If perfection was eventually intended, wouldn't there be no possible way for any human to fail, and therefore we should all again be one?

---

You wrote, "what need is there for hell?"

Exactly.

What precisely is hell? Where is hell? Is it possible that hell is a state of mind, and exists only in our minds?

If God is All There Is, as must be so if God is Infinite, then God is heaven-and-hell and everything else, including in ways we do not understand, ourselves.

We are who and where we are (God). We don't become something, because there is nothing else to be, except God. We don't go anywhere because there is nowhere else to be, except God.

Of course, we do not understand what that means, but it is True nonetheless. Our task, as seekers, is to discover what it means!

You wrote, "therefore we should all again be one?"

We already are One, because there is nothing else but One, God.

Why don't we know that? Why don't we feel that?

That's the question every seeker struggles with.

And what a joy it is ... most of the time, yes?

Re: Falling from grace

Posted: February 8th, 2010, 1:39 am
by phyllis
You asked what need is there of hell. Take my word for it, there is no need for God to create hell. I did that all alone, for myself. As it turned out, it was God manifested as my spiritual undertaking, which got me out of hell.

Re: Falling from grace

Posted: February 8th, 2010, 1:18 pm
by W4TVQ
In AA we have a saying: "I do not need to fear going to hell -- I have already been there."

C. S. Lewis also addressd the issue, stating that "Hell is so small that if a single small bird in heaven swallowed it whole, he would not be aware he had done so." And he identified hell as a state of mind, I think, in the statement "All who are in hell, choose it." (That's from The Great Divorce.)

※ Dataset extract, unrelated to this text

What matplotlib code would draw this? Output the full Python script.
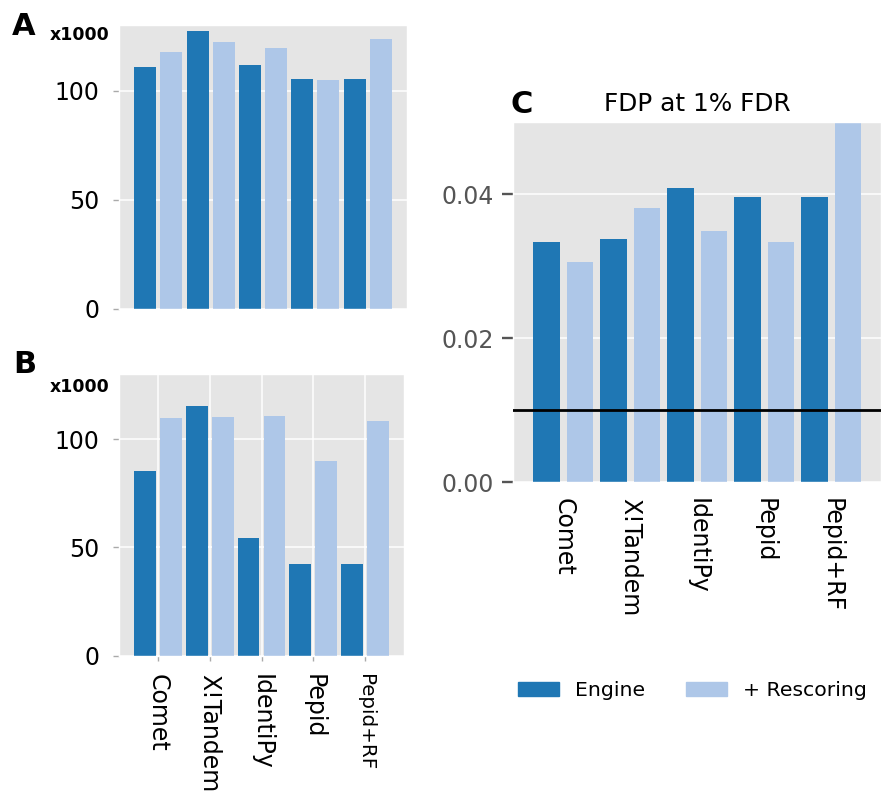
import matplotlib.pyplot as plt
import numpy as np
from matplotlib.patches import Patch

# ---- données ----
moteurs = ["Comet", "X!Tandem", "IdentiPy", "Pepid", "Pepid+RF"]

# Panel A (x1000)
a_engine = [110.9, 127.3, 111.8, 105.4, 105.4]
a_rescoring = [117.7, 122.3, 119.6, 104.9, 123.7]

# Panel B (x1000)
b_engine = [85.3, 115.3, 54.3, 42.3, 42.3]
b_rescoring = [109.7, 110.2, 110.7, 89.9, 108.4]

# Panel C : FDP at 1% FDR
c_engine = [0.0333, 0.0337, 0.0409, 0.0396, 0.0396]
c_rescoring = [0.0306, 0.0380, 0.0348, 0.0333, 0.0520]
fdr_seuil = 0.01

COL_ENGINE = "#1f77b4"
COL_RESC = "#aec7e8"
FOND = "#e5e5e5"

W, H = 882, 792
fig = plt.figure(figsize=(W / 100, H / 100), dpi=100)


def boite(x0, x1, y0, y1):
    """Position d'un axe à partir de pixels (origine en haut à gauche)."""
    return [x0 / W, 1 - y1 / H, (x1 - x0) / W, (y1 - y0) / H]


def barres(ax, eng, resc, largeur):
    n = len(eng)
    x_eng = np.arange(n) * 2
    x_resc = x_eng + 1
    ax.bar(x_eng, eng, width=largeur, color=COL_ENGINE, linewidth=0, zorder=2)
    ax.bar(x_resc, resc, width=largeur, color=COL_RESC, linewidth=0, zorder=2)
    ax.set_xlim(-1, 2 * n)
    ax.set_facecolor(FOND)
    for s in ax.spines.values():
        s.set_color("white")
        s.set_linewidth(1)
    ax.set_axisbelow(True)
    return x_eng + 0.5


# ==========================================
# Panel A
# ==========================================
axA = fig.add_axes(boite(119, 407, 25, 309))
barres(axA, a_engine, a_rescoring, 0.84)
axA.set_ylim(0, 130)
axA.set_yticks([0, 50, 100])
axA.yaxis.grid(True, color="white", linewidth=1.1)
axA.set_xticks([])
axA.tick_params(axis="y", labelsize=17, labelcolor="black", color="#aaaaaa",
                length=4, width=1, pad=10)

# ==========================================
# Panel B
# ==========================================
axB = fig.add_axes(boite(119, 404, 374, 655.7))
centres = barres(axB, b_engine, b_rescoring, 0.84)
axB.set_ylim(0, 130)
axB.set_yticks([0, 50, 100])
axB.grid(True, color="white", linewidth=1.1)
axB.set_xticks(centres)
axB.set_xticklabels(moteurs, rotation=270)
axB.tick_params(axis="y", labelsize=17, labelcolor="black", color="#aaaaaa",
                length=4, width=1, pad=10)
axB.tick_params(axis="x", labelsize=17, labelcolor="black", color="#aaaaaa",
                length=3.6, width=1, pad=9.5)
axB.get_xticklabels()[-1].set_fontsize(14.3)

# ==========================================
# Panel C
# ==========================================
axC = fig.add_axes(boite(513, 881.5, 122, 482))
centres = barres(axC, c_engine, c_rescoring, 0.8)
axC.set_ylim(0, 0.05)
axC.set_yticks([0.0, 0.02, 0.04])
axC.set_yticklabels(["0.00", "0.02", "0.04"])
axC.yaxis.grid(True, color="white", linewidth=1.1)
axC.axhline(fdr_seuil, color="black", linewidth=2, zorder=3)
axC.set_xticks(centres)
axC.set_xticklabels(moteurs, rotation=270)
axC.tick_params(axis="y", labelsize=17, labelcolor="#555555", color="#555555",
                length=8, width=1.7, pad=5.5)
axC.tick_params(axis="x", labelsize=17, labelcolor="black", length=0, pad=11.5)
axC.set_title("FDP at 1% FDR", fontsize=17.8, pad=8)

# ---- lettres des panneaux et échelles ----
fig.text(12 / W, 1 - 35 / H, "A", fontsize=22, fontweight="bold", va="baseline")
fig.text(13 / W, 1 - 373 / H, "B", fontsize=22, fontweight="bold", va="baseline")
fig.text(511 / W, 1 - 113 / H, "C", fontsize=22, fontweight="bold", va="baseline")
fig.text(50 / W, 1 - 40.5 / H, "x1000", fontsize=12.5, fontweight="bold", va="baseline")
fig.text(50 / W, 1 - 392 / H, "x1000", fontsize=12.5, fontweight="bold", va="baseline")

# ---- légende ----
poignees = [Patch(color=COL_ENGINE, label="Engine"),
            Patch(color=COL_RESC, label="+ Rescoring")]
fig.legend(handles=poignees, loc="center", ncol=2, frameon=False, fontsize=14.7,
           handlelength=2.0, handletextpad=0.8, columnspacing=2.0,
           bbox_to_anchor=(692.5 / W, 1 - 690.5 / H))

plt.savefig("out.png", dpi=100)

To one who chooses hell, all of the universe is hell; even the joys and pleasures are forms of hell; even hope and aspiration become hell; because there can really be no "partly" in the universe. "You cannot be totally committed sometimes." Choose again, and all the universe is "heaven" instead. ACIM tells us, "I could see peace instead of this."

Jai Ram
Art

Re: Falling from grace

Posted: February 8th, 2010, 4:04 pm
by brant
There seems to be a basic core concept of a person in the world. This seems to be happening, but it's happening by itself... don't know why. How can I? I'm not here. There is no hell or a people who fell from grace, no Shakespeare or Jesus, no waking up. We don't know or feel oneness because there is no us to feel it. Still there is a sense of oneness.

Re: Falling from grace

Posted: February 11th, 2010, 3:03 pm
by Speculum
We don't know or feel oneness because there is no us to feel it. Still there is a sense of oneness.
Very nice!

In an earlier thread, I mention the passage in the Gita (Chapter 11) in which Krishna gives Arjuna "a divine eye" with which
Arjuna saw what he had always been seeing, the universe. It was not a new or different or higher or esoteric or even more spiritual universe; in fact, it was not in any way a better universe. It was just the universe.

But there was one difference, and that difference makes all the difference. With his "human" eyes, Arjuna saw the universe as consisting of "manifold divisions." With his "Divine Eye," Arjuna saw the universe "all in one."
What the Gita doesn't say in those lines is that what Arjuna actually saw with Krishna's Divine Eye was ... is ... himself.